Bu yılın büyük bölümünde TL’de yaşanan ve yükselen enflasyonun tetiklediği sert değer kaybına rağmen, Merkez Bankası ağustos ayındaki PPK toplantısında şok indirim yaptı. Aralık ayından bu yana yüzde 14’te tutulan ve geçen ay yüzde 13’e düşen politika faizi rasyonalitesi, ekonomideki yavaşlama sinyallerine bağlanırken, artan enflasyona karşı acil bir sıkılaştırmanın planlarda olmadığını ve bu durumun devam ettiğini gösterdi.
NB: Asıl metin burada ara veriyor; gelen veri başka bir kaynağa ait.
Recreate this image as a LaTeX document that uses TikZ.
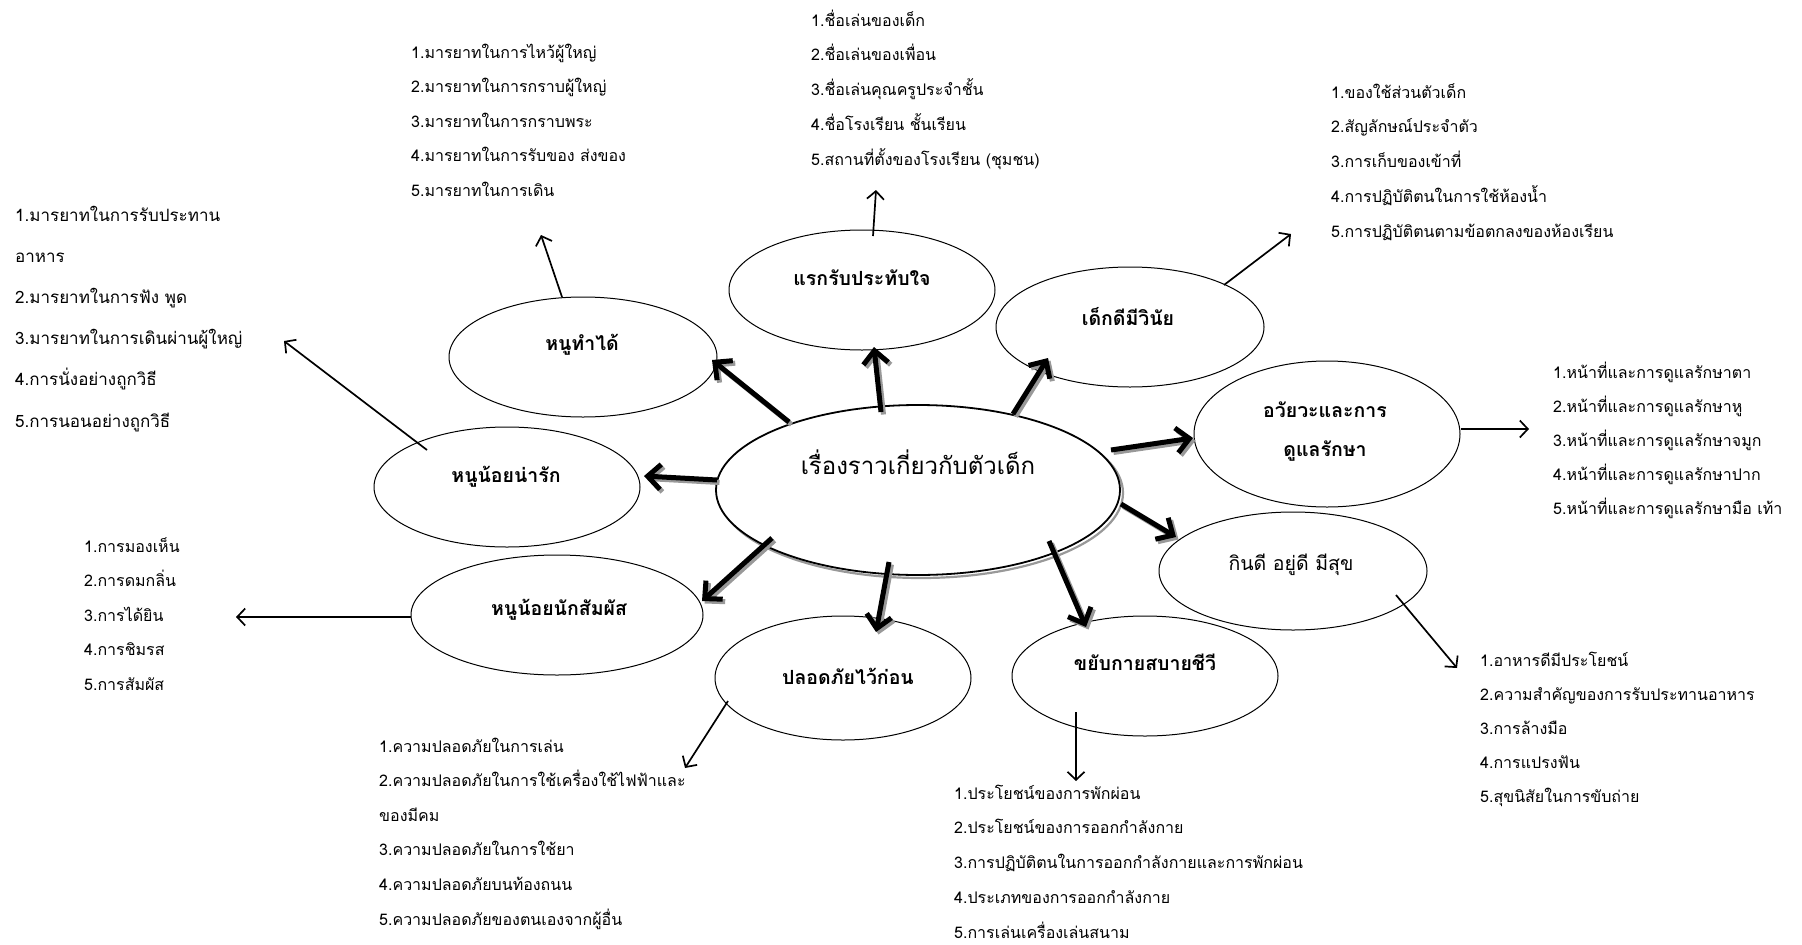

Türkiye, büyümeyi fiyat istikrarından daha öncelikli tuttuğu için, faiz artırım perspektifinin yerleşmesi için bir durum yoktur. Türkiye Cumhuriyet Merkez Bankası’nın ağustos ayı indirimini “mevcut görünüme göre yeterli” olarak açıklamasının ardından eylül toplantısında faiz oranlarını yüzde 13’te tutmasını bekliyoruz.
Türkiye diğer gelişen ülkelerin reel faiz seviyeleri karşılaştırması. Kaynak: Bloomberg
Banka, yükselen enflasyona ve zayıflayan liraya rağmen, ağustos ayında politika faizini 100 baz puan düşürdü. Bu, enflasyona göre düzeltilmiş politika oranını -yüzde 67,2’ye, emsal yükselen piyasalar arasında en düşük seviyeye çıkardı. O toplantıdan bu yana, ağustos ayında yıllık enflasyon oranı daha da yükselerek yüzde 80,2’ye ulaştı.
Büyüme, 2Ç22’de yıllık yüzde 7,6 ile beklentilerin üzerinde geldi. Sanayi üretimi Temmuz’da ilk yarı ortalaması olan yüzde 9,9’dan yavaşladı, ancak yine de yıl boyunca yüzde 2,4’lük bir büyüme kaydetti. 3Ç22’de ekonominin ivme kaybetmesi kuvvetle muhtemeldir ve öncü göstergeler eşiğinde imalat sanayinde yavaşlama işaretleri görülmektedir. Bankanın kredi büyümesini frenlemek ve yönlendirmek için makroihtiyati araçlarla baskı yaptığını ve öncü göstergelerdeki son yavaşlamanın devam etmesi halinde 4Ç22’de daha fazla faiz indirimi uygulama alanı arayacağını varsayıyoruz.
Genel olarak enflasyon planı, makroihtiyati tedbirler ve dış etkenlerle enflasyon baskılarının azaltılmasına dayanmaktadır. Rusya’nın Şubat ayında Ukrayna’yı işgal etmesi nedeniyle emtia fiyatlarında yaşanan küresel yükseliş, karar vericiler tarafından halen enflasyonun ana suçlusu olarak görülüyor ve bu nedenle cari dönemde enflasyona karşı faiz oranlarının düşük kalmasına izin veriliyor. Türkiye’nin brüt döviz rezervlerinin kısa vadede artması ve net hata noksan ile büyük oranda sağlanan finansman ile son dönemde azalan kur oynaklığı da Merkez Bankası’na bu bakış açısını uygulamaya devam etme konusunda belirli bir güven aralığı vermiş olabilir.
Merkez bankası, daha yüksek oranlar yerine, kredi büyümesinin yavaşlamasına yardımcı olan makroihtiyati tedbirler aldı. Ayrıca, tasarruf sahiplerini liranın zayıflığından koruyan dolaylı müdahaleler ve devlet destekli hesaplar da ana önlem paketinde kalmaya devam ediyor. Bu makroekonomik koşullar, normal bir Merkez bankacılığı perspektifine göre faiz artırımını gerektirmektedir. Öyle olsa bile, Merkez Bankası’nın büyümeyi fiyat istikrarından daha öncelikli tutması nedeniyle TCMB’nin -şimdilik- bekleyeceğini düşünüyoruz.